● **DATA BLOCK**

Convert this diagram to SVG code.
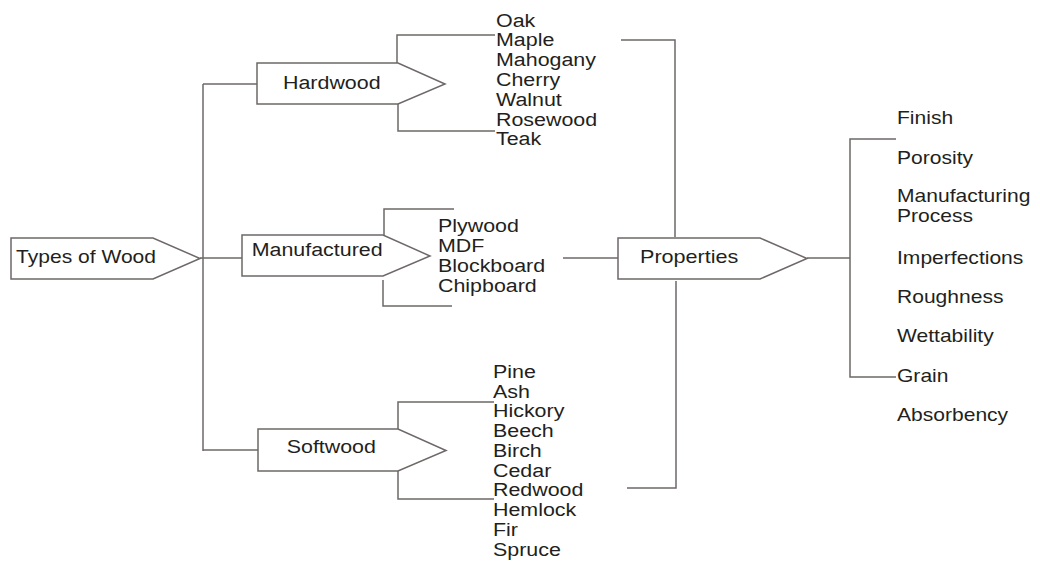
<svg xmlns="http://www.w3.org/2000/svg" width="1040" height="561" viewBox="0 0 1040 561">
<style>
.node{fill:#fff;stroke:#6e6868;stroke-width:1.5}
.conn path{fill:none;stroke:#6e6868;stroke-width:1.5}
text{font-family:"Liberation Sans",Arial,sans-serif;font-size:18px;fill:#231f20}
</style>
<rect width="1040" height="561" fill="#fff"/>
<g id="connectors" class="conn">
<path d="M203,84 V451"/>
<path d="M203,84 H257"/>
<path d="M200,258 H242"/>
<path d="M203,450 H258"/>
<path d="M397,63 V35 H495"/>
<path d="M398,104 V131 H495"/>
<path d="M384,235 V209 H454"/>
<path d="M383,280 V306 H452"/>
<path d="M398,429 V402 H494"/>
<path d="M398,471 V499 H494"/>
<path d="M621,40 H675 V237"/>
<path d="M676,281 V488 H627"/>
<path d="M563,258 H618"/>
<path d="M807,258 H850"/>
<path d="M896,139 H850 V377 H896"/>
</g>
<g id="types-of-wood">
<polygon class="node" points="11,238 153,238 200,258.5 153,279 11,279"/>
<text transform="translate(16,262.7) scale(1.17,1)">Types of Wood</text>
</g>
<g id="hardwood">
<polygon class="node" points="257,63 398,63 445,84 398,104 257,104"/>
<text transform="translate(283,89.3) scale(1.19,1)">Hardwood</text>
</g>
<g id="manufactured">
<polygon class="node" points="242,235 383,235 430,256 383,276 242,276"/>
<text transform="translate(251.7,256) scale(1.19,1)">Manufactured</text>
</g>
<g id="softwood">
<polygon class="node" points="258,429 398,429 446,450.5 398,471 258,471"/>
<text transform="translate(286.7,452.7) scale(1.19,1)">Softwood</text>
</g>
<g id="properties">
<polygon class="node" points="618,238 760,238 807,258.5 760,279 618,279"/>
<text transform="translate(640,262.7) scale(1.2,1)">Properties</text>
</g>
<g id="hardwood-list">
<text transform="translate(496,0) scale(1.19,1)"><tspan x="0" y="26.7">Oak</tspan><tspan x="0" y="46.5">Maple</tspan><tspan x="0" y="66.3">Mahogany</tspan><tspan x="0" y="86.1">Cherry</tspan><tspan x="0" y="105.9">Walnut</tspan><tspan x="0" y="125.7">Rosewood</tspan><tspan x="0" y="145.5">Teak</tspan></text>
</g>
<g id="manufactured-list">
<text transform="translate(438,0) scale(1.19,1)"><tspan x="0" y="232">Plywood</tspan><tspan x="0" y="252">MDF</tspan><tspan x="0" y="272">Blockboard</tspan><tspan x="0" y="292">Chipboard</tspan></text>
</g>
<g id="softwood-list">
<text transform="translate(493,0) scale(1.19,1)"><tspan x="0" y="378">Pine</tspan><tspan x="0" y="397.8">Ash</tspan><tspan x="0" y="417.5">Hickory</tspan><tspan x="0" y="437.3">Beech</tspan><tspan x="0" y="457">Birch</tspan><tspan x="0" y="476.8">Cedar</tspan><tspan x="0" y="496.5">Redwood</tspan><tspan x="0" y="516.3">Hemlock</tspan><tspan x="0" y="536">Fir</tspan><tspan x="0" y="555.8">Spruce</tspan></text>
</g>
<g id="properties-list">
<text transform="translate(897,0) scale(1.17,1)"><tspan x="0" y="124">Finish</tspan><tspan x="0" y="164">Porosity</tspan><tspan x="0" y="202.5">Manufacturing</tspan><tspan x="0" y="222.5">Process</tspan><tspan x="0" y="264">Imperfections</tspan><tspan x="0" y="303">Roughness</tspan><tspan x="0" y="342">Wettability</tspan><tspan x="0" y="381.7">Grain</tspan><tspan x="0" y="421">Absorbency</tspan></text>
</g>
</svg>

● **EXERCISE DIRECTIONS**
Using the data above, print every line exactly, omitting pictures.

● **COMPLETE OUTPUT**
Convert this diagram to SVG code.
<svg xmlns="http://www.w3.org/2000/svg" width="1040" height="561" viewBox="0 0 1040 561">
<style>
.node{fill:#fff;stroke:#6e6868;stroke-width:1.5}
.conn path{fill:none;stroke:#6e6868;stroke-width:1.5}
text{font-family:"Liberation Sans",Arial,sans-serif;font-size:18px;fill:#231f20}
</style>
<rect width="1040" height="561" fill="#fff"/>
<g id="connectors" class="conn">
<path d="M203,84 V451"/>
<path d="M203,84 H257"/>
<path d="M200,258 H242"/>
<path d="M203,450 H258"/>
<path d="M397,63 V35 H495"/>
<path d="M398,104 V131 H495"/>
<path d="M384,235 V209 H454"/>
<path d="M383,280 V306 H452"/>
<path d="M398,429 V402 H494"/>
<path d="M398,471 V499 H494"/>
<path d="M621,40 H675 V237"/>
<path d="M676,281 V488 H627"/>
<path d="M563,258 H618"/>
<path d="M807,258 H850"/>
<path d="M896,139 H850 V377 H896"/>
</g>
<g id="types-of-wood">
<polygon class="node" points="11,238 153,238 200,258.5 153,279 11,279"/>
<text transform="translate(16,262.7) scale(1.17,1)">Types of Wood</text>
</g>
<g id="hardwood">
<polygon class="node" points="257,63 398,63 445,84 398,104 257,104"/>
<text transform="translate(283,89.3) scale(1.19,1)">Hardwood</text>
</g>
<g id="manufactured">
<polygon class="node" points="242,235 383,235 430,256 383,276 242,276"/>
<text transform="translate(251.7,256) scale(1.19,1)">Manufactured</text>
</g>
<g id="softwood">
<polygon class="node" points="258,429 398,429 446,450.5 398,471 258,471"/>
<text transform="translate(286.7,452.7) scale(1.19,1)">Softwood</text>
</g>
<g id="properties">
<polygon class="node" points="618,238 760,238 807,258.5 760,279 618,279"/>
<text transform="translate(640,262.7) scale(1.2,1)">Properties</text>
</g>
<g id="hardwood-list">
<text transform="translate(496,0) scale(1.19,1)"><tspan x="0" y="26.7">Oak</tspan><tspan x="0" y="46.5">Maple</tspan><tspan x="0" y="66.3">Mahogany</tspan><tspan x="0" y="86.1">Cherry</tspan><tspan x="0" y="105.9">Walnut</tspan><tspan x="0" y="125.7">Rosewood</tspan><tspan x="0" y="145.5">Teak</tspan></text>
</g>
<g id="manufactured-list">
<text transform="translate(438,0) scale(1.19,1)"><tspan x="0" y="232">Plywood</tspan><tspan x="0" y="252">MDF</tspan><tspan x="0" y="272">Blockboard</tspan><tspan x="0" y="292">Chipboard</tspan></text>
</g>
<g id="softwood-list">
<text transform="translate(493,0) scale(1.19,1)"><tspan x="0" y="378">Pine</tspan><tspan x="0" y="397.8">Ash</tspan><tspan x="0" y="417.5">Hickory</tspan><tspan x="0" y="437.3">Beech</tspan><tspan x="0" y="457">Birch</tspan><tspan x="0" y="476.8">Cedar</tspan><tspan x="0" y="496.5">Redwood</tspan><tspan x="0" y="516.3">Hemlock</tspan><tspan x="0" y="536">Fir</tspan><tspan x="0" y="555.8">Spruce</tspan></text>
</g>
<g id="properties-list">
<text transform="translate(897,0) scale(1.17,1)"><tspan x="0" y="124">Finish</tspan><tspan x="0" y="164">Porosity</tspan><tspan x="0" y="202.5">Manufacturing</tspan><tspan x="0" y="222.5">Process</tspan><tspan x="0" y="264">Imperfections</tspan><tspan x="0" y="303">Roughness</tspan><tspan x="0" y="342">Wettability</tspan><tspan x="0" y="381.7">Grain</tspan><tspan x="0" y="421">Absorbency</tspan></text>
</g>
</svg>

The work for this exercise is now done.